Canada: Culture and Society Research (HIST*6231)
Code and section: HIST*6231*01
Term: Winter 2016
Instructor: Matthew Hayday
One of the great conundrums of Canadian history has been the struggle to define its identity. Indeed, it is probably more accurate to speak in the plural about identities, since region, language, culture, ethnicity, gender and many other factors have all contributed to the fashioning of both national and subnational identities in Canada. They have also, over time, contributed to competing nationalisms. This course will focus on the evolution of nationalisms and identities in Canadian history, with an emphasis on how competing nationalisms and identities have shaped the country’s politics, society and culture. It will start with an examination of some of the major scholarly literature on nationalism. We will then turn to an examination of how different nationalisms have arisen and competed in Canada since Confederation. We will also be considering how issues such as gender, class, ethnicity and sexual orientation have interacted with and shaped these nationalisms.
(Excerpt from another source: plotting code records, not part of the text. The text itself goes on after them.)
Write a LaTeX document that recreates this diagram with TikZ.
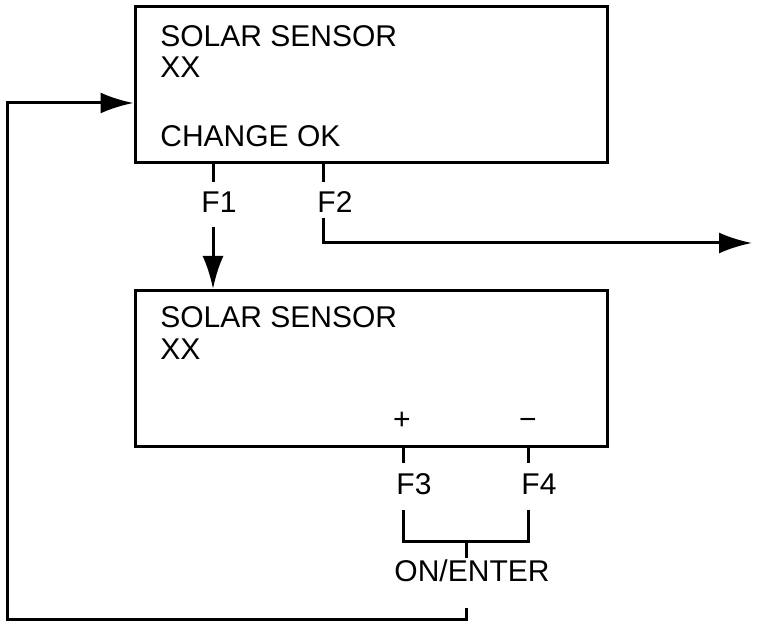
\documentclass[tikz,border=0pt]{standalone}
\usepackage{fontspec}
\setmainfont{Liberation Sans}
\usetikzlibrary{arrows.meta,positioning}

\begin{document}
\begin{tikzpicture}[
    x=0.5pt, y=-0.5pt,
    screen/.style={rectangle, draw=black, line width=1.5pt,
                   minimum width=236pt, minimum height=78pt, inner sep=0pt},
    readout/.style={anchor=base west, inner sep=0pt, font=\fontsize{15pt}{18pt}\selectfont},
    key/.style={inner sep=0pt, text height=10.8pt, text depth=0pt,
                font=\fontsize{15pt}{18pt}\selectfont},
    wire/.style={line width=1.5pt},
    flow/.style={wire, -{Latex[length=16.5pt,width=10.5pt]}}
]
    \useasboundingbox (0,0) rectangle (768,630);

    % Display screens
    \node[screen] (menu) at (371,85) {};
    \node[screen] (adjust) at (371.5,368.5) {};

    % Screen texts
    \node[readout] (menutitle) at (160,47) {SOLAR SENSOR};
    \node[readout] (menuvalue) at (160,78) {XX};
    \node[readout] (menuprompt) at (160,147) {CHANGE OK};
    \node[readout] (adjusttitle) at (160,328) {SOLAR SENSOR};
    \node[readout] (adjustvalue) at (160,360) {XX};
    \node[readout, anchor=base] (plus) at (402,430) {+};
    \node[readout, anchor=base] (minus) at (528,430) {\char"2212};

    % Key positions on the screen edges
    \coordinate (k1) at (213,163);
    \coordinate (k2) at (323,163);
    \coordinate (k3) at (403,447);
    \coordinate (k4) at (528,447);

    % Function keys
    \node[key] (f1) at (219,202) {F1};
    \node[key] (f2) at (335,202) {F2};
    \node[key] (f3) at (414,484) {F3};
    \node[key] (f4) at (539,484) {F4};
    \node[key] (enter) at (472,571) {ON/ENTER};

    \coordinate (exit) at (752,243);
    \coordinate (merge) at (466,542);
    \coordinate (loop) at (8,620);
    \coordinate (back) at (8,103);

    % Key ticks
    \draw[wire, shorten >=4.5pt] (k1) -- (k1 |- f1.north);
    \draw[wire, shorten >=4.5pt] (k2) -- (k2 |- f2.north);
    \draw[wire, shorten >=5pt] (k3) -- (k3 |- f3.north);
    \draw[wire, shorten >=5pt] (k4) -- (k4 |- f4.north);

    % Connectors
    \draw[flow, shorten <=7pt] (k1 |- f1.south) -- (k1 |- adjust.north);
    \draw[flow, shorten <=2.5pt] (k2 |- f2.south) |- (exit);
    \draw[wire, shorten <=7.5pt, shorten >=7.5pt]
        (k3 |- f3.south) -- (k3 |- merge) -- (k4 |- merge) -- (k4 |- f4.south);
    \draw[wire, shorten >=1pt] (merge) -- (merge |- enter.north);
    \draw[flow, shorten <=13pt] (merge |- enter.south) -- (merge |- loop)
        -- (loop) -- (back) -- (back -| menu.west);
\end{tikzpicture}
\end{document}
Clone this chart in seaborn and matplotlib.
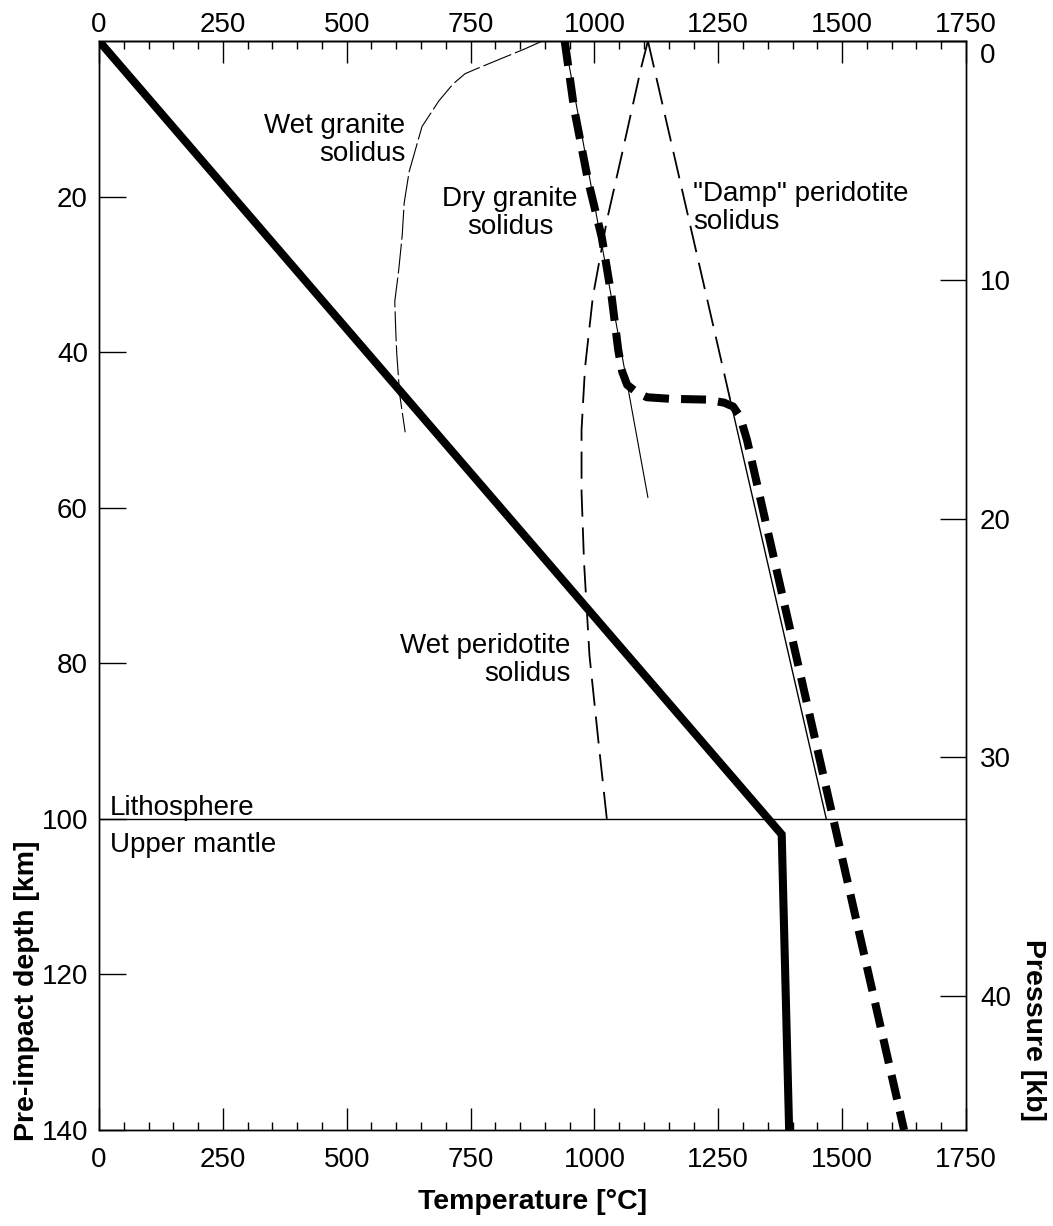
import matplotlib
matplotlib.use("Agg")
import matplotlib.pyplot as plt
from matplotlib.ticker import MultipleLocator
from matplotlib.transforms import ScaledTranslation
import seaborn as sns

# Geotherm of the pre-impact target (temperature in °C, depth in km)
geotherm_T = [0, 1378, 1393]
geotherm_z = [0, 102, 140]

# Composite solidus of the layered target (granite crust over peridotite mantle)
target_solidus_T = [940, 959, 987, 1015, 1035, 1048, 1056, 1066, 1086, 1106,
                    1153, 1227, 1262, 1280, 1294, 1308, 1625]
target_solidus_z = [0, 8.7, 17.9, 25.3, 33, 39.7, 42.5, 44.2, 45.2, 45.8,
                    46.0, 46.1, 46.5, 47.0, 48.3, 51.3, 140]

# Individual solidus curves
wet_granite_T = [895, 860, 761, 739, 715, 686, 652, 626, 616, 612, 605, 597,
                 599, 601, 607, 618]
wet_granite_z = [0, 1.0, 3.6, 4.2, 5.5, 7.7, 11, 16.8, 20.8, 25, 29.4, 33.5,
                 37.3, 40.2, 45.5, 50.3]

dry_granite_T = [940, 1108]
dry_granite_z = [0, 58.7]

wet_peridotite_T = [1108, 1094, 1056, 1025, 997, 981, 974, 974, 979, 990, 1008, 1025]
wet_peridotite_z = [0, 3.5, 14.4, 23.1, 32.8, 42, 50, 58, 67, 79, 90, 100]

damp_peridotite_T = [1108, 1274]
damp_peridotite_z = [0, 46.1]
damp_peridotite_deep_T = [1274, 1468]
damp_peridotite_deep_z = [46.1, 100]

lithosphere_base = 100          # km
km_per_kbar = 3.07              # depth-to-pressure conversion

temp_ticks = [0, 250, 500, 750, 1000, 1250, 1500, 1750]
depth_ticks = [20, 40, 60, 80, 100, 120, 140]
pressure_ticks = [0, 10, 20, 30, 40]

sns.set_theme(style="white")
plt.rcParams["font.family"] = ["Liberation Sans", "DejaVu Sans"]
plt.rcParams.update({
    "axes.linewidth": 1.0,
    "axes.edgecolor": "black",
    "text.color": "black",
    "axes.labelcolor": "black",
    "xtick.color": "black",
    "ytick.color": "black",
})

W, H = 1053, 1226
fig = plt.figure(figsize=(W / 100, H / 100), dpi=100)
x0, x1, y0, y1 = 99, 966, 41, 1130
ax = fig.add_axes([x0 / W, 1 - y1 / H, (x1 - x0) / W, (y1 - y0) / H])

line_kw = dict(color="black", sort=False, estimator=None, ax=ax, legend=False)

# thin solidus curves
sns.lineplot(x=wet_granite_T, y=wet_granite_z, lw=0.8,
             linestyle=(0, (27, 3.6)), **line_kw)
sns.lineplot(x=dry_granite_T, y=dry_granite_z, lw=0.8, **line_kw)
sns.lineplot(x=wet_peridotite_T, y=wet_peridotite_z, lw=1.3,
             linestyle=(0, (15, 6)), **line_kw)
sns.lineplot(x=damp_peridotite_T, y=damp_peridotite_z, lw=1.3,
             linestyle=(0, (15, 6)), **line_kw)
sns.lineplot(x=damp_peridotite_deep_T, y=damp_peridotite_deep_z, lw=1.0, **line_kw)

# lithosphere / upper mantle boundary
ax.axhline(lithosphere_base, color="black", lw=1.0)

# thick curves
sns.lineplot(x=target_solidus_T, y=target_solidus_z, lw=5.8,
             linestyle=(0, (3.1, 1.5)), dash_capstyle="butt", **line_kw)
sns.lineplot(x=geotherm_T, y=geotherm_z, lw=5.8,
             solid_joinstyle="miter", solid_capstyle="butt", **line_kw)

ax.set_xlim(0, 1750)
ax.set_ylim(140, 0)

# bottom temperature axis
ax.set_xticks(temp_ticks)
ax.xaxis.set_minor_locator(MultipleLocator(50))
ax.tick_params(axis="x", which="major", direction="in", length=16, width=1,
               labelsize=20, pad=12, bottom=True, top=False)
ax.tick_params(axis="x", which="minor", direction="in", length=6, width=1,
               bottom=True, top=False)

# top temperature axis
top = ax.secondary_xaxis("top")
top.set_xticks(temp_ticks)
top.xaxis.set_minor_locator(MultipleLocator(50))
top.tick_params(axis="x", which="major", direction="in", length=16, width=1,
                labelsize=20, pad=2)
top.tick_params(axis="x", which="minor", direction="in", length=6, width=1)
top.spines["top"].set_linewidth(1.0)

# depth axis
ax.set_yticks(depth_ticks)
ax.tick_params(axis="y", which="major", direction="in", length=19.5, width=1,
               labelsize=20, pad=8, left=True, right=False)

# pressure axis
ax2 = ax.twinx()
ax2.set_ylim(140 / km_per_kbar, 0)
ax2.set_yticks(pressure_ticks)
ax2.tick_params(axis="y", direction="in", length=19, width=1, labelsize=20,
                pad=10, right=True, left=False)
ax2.grid(False)
for s in ax2.spines.values():
    s.set_linewidth(1.0)
# nudge the surface-pressure label below the top temperature labels
zero_lbl = ax2.yaxis.get_major_ticks()[0].label2
zero_lbl.set_transform(zero_lbl.get_transform()
                       + ScaledTranslation(0, -12 / 100, fig.dpi_scale_trans))

ax.set_xlabel("Temperature [°C]", fontsize=20.5, fontweight="bold", va="center")
ax.xaxis.set_label_coords(0.5, -(1202 - y1) / (y1 - y0))
ax.set_ylabel("Pre-impact depth [km]", fontsize=20.5, fontweight="bold",
              va="center", ha="center")
ax.yaxis.set_label_coords(-(x0 - 27) / (x1 - x0), (y1 - 991) / (y1 - y0))
ax2.set_ylabel("Pressure [kb]", fontsize=20.5, fontweight="bold", rotation=270,
               va="center", ha="center")
ax2.yaxis.set_label_coords((1033 - x0) / (x1 - x0), (y1 - 1030) / (y1 - y0))

# curve annotations
fs = 20
ax.text(618, 12.7, "Wet granite\nsolidus", fontsize=fs, ha="right", va="center",
        multialignment="right", linespacing=1.1)
ax.text(830, 22.1, "Dry granite\nsolidus", fontsize=fs, ha="center", va="center",
        multialignment="center", linespacing=1.1)
ax.text(1199, 21.5, "\"Damp\" peridotite\nsolidus", fontsize=fs, ha="left",
        va="center", multialignment="left", linespacing=1.1)
ax.text(951, 79.6, "Wet peridotite\nsolidus", fontsize=fs, ha="right",
        va="center", multialignment="right", linespacing=1.1)
ax.text(22, 99.5, "Lithosphere", fontsize=fs, ha="left", va="baseline")
ax.text(22, 104.2, "Upper mantle", fontsize=fs, ha="left", va="baseline")

fig.savefig("out.png", dpi=100, facecolor="white")
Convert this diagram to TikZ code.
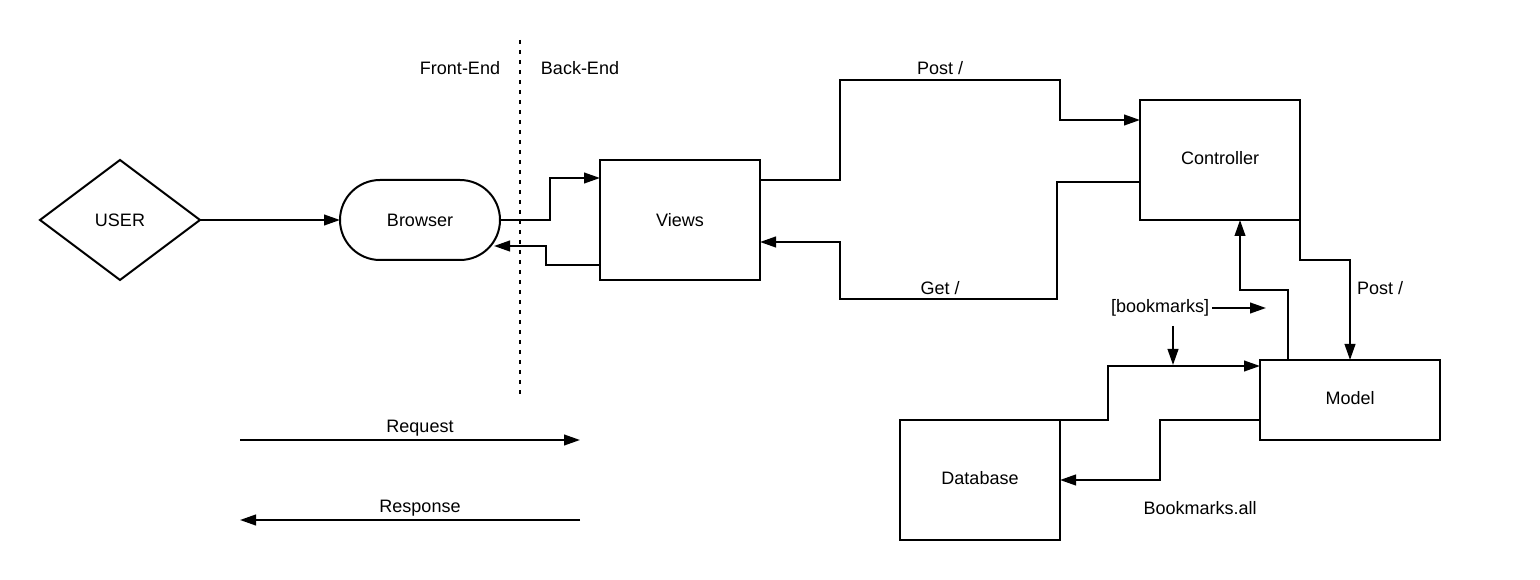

Particular attention will be paid to the cultural and political manifestations of these identities and how they have evolved over time. We will examine such cultural phenomena as commemorations, flag debates, parades, national holidays, and other public manifestations of national and regional identities. Through this, we will explore the various ways in which Canada’s national, regional and other identities have evolved, interacted and competed through its history, and consider the impacts that nationalisms and identity politics have had on the country’s development.